Without a good press, I don't see how you are going to get the hardboard to lay flat. I've attached a hardboard with screws in an attempt for flatness.... it never really works as well as you think it will. I've done it twice now.. once as a newb and once as more experienced and it didn't seem that more knowledge did a lot of good. I would use my vacuum press at this point.

I haven't messed w/ laminate yet, but the videos don't look hard to apply and I see people applying w/o a press. If you were able to start over, I'd say buy a non textured left over / end of run sheet of particle board melamine from a cabinet shop.

Edit:

Just saw you laminated already. This website forums are hard to decipher sometimes. Looks good, cheers!

Jim Becker
10-19-2021, 8:08 PM
Any formica I've used, I've cut with the table saw without any kind of special blade... :)

Derek Arita
10-19-2021, 8:10 PM
Any formica I've used, I've cut with the table saw without any kind of special blade... :)

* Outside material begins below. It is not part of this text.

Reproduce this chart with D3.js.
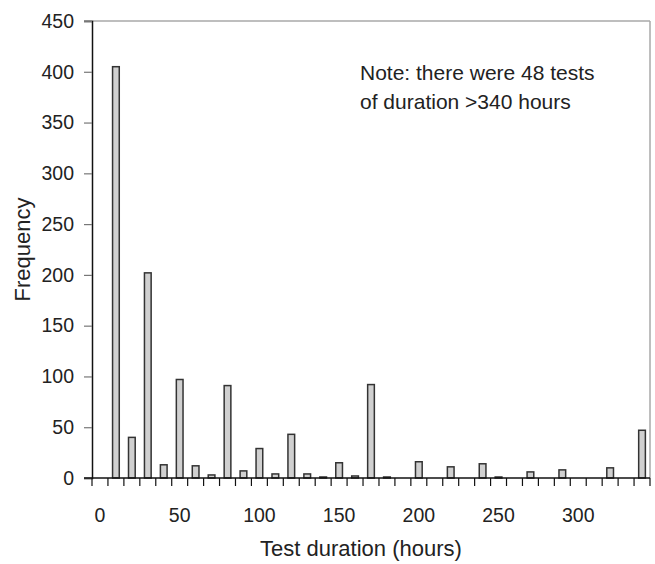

Thanks Jim. I actually deleted the question here and started a new thread. Wish I knew that before I cut the formica the hard way. Live and learn...

Mark Bolton
10-20-2021, 9:50 AM
hardboard for $15, ha!


Without a good press, I don't see how you are going to get the hardboard to lay flat. I've attached a hardboard with screws in an attempt for flatness.... it never really works as well as you think it will. I've done it twice now.. once as a newb and once as more experienced and it didn't seem that more knowledge did a lot of good. I would use my vacuum press at this point.

I haven't messed w/ laminate yet, but the videos don't look hard to apply and I see people applying w/o a press. If you were able to start over, I'd say buy a non textured left over / end of run sheet of particle board melamine from a cabinet shop.

Edit:

Just saw you laminated already. This website forums are hard to decipher sometimes. Looks good, cheers!

Ive used hardboard a million times and its $15 here, lays dead flat. If you want an easily removable/refreshable surface stick it down with Fastedge double stick tape. Its just glue, no thickness, holds well, can peel it up at will.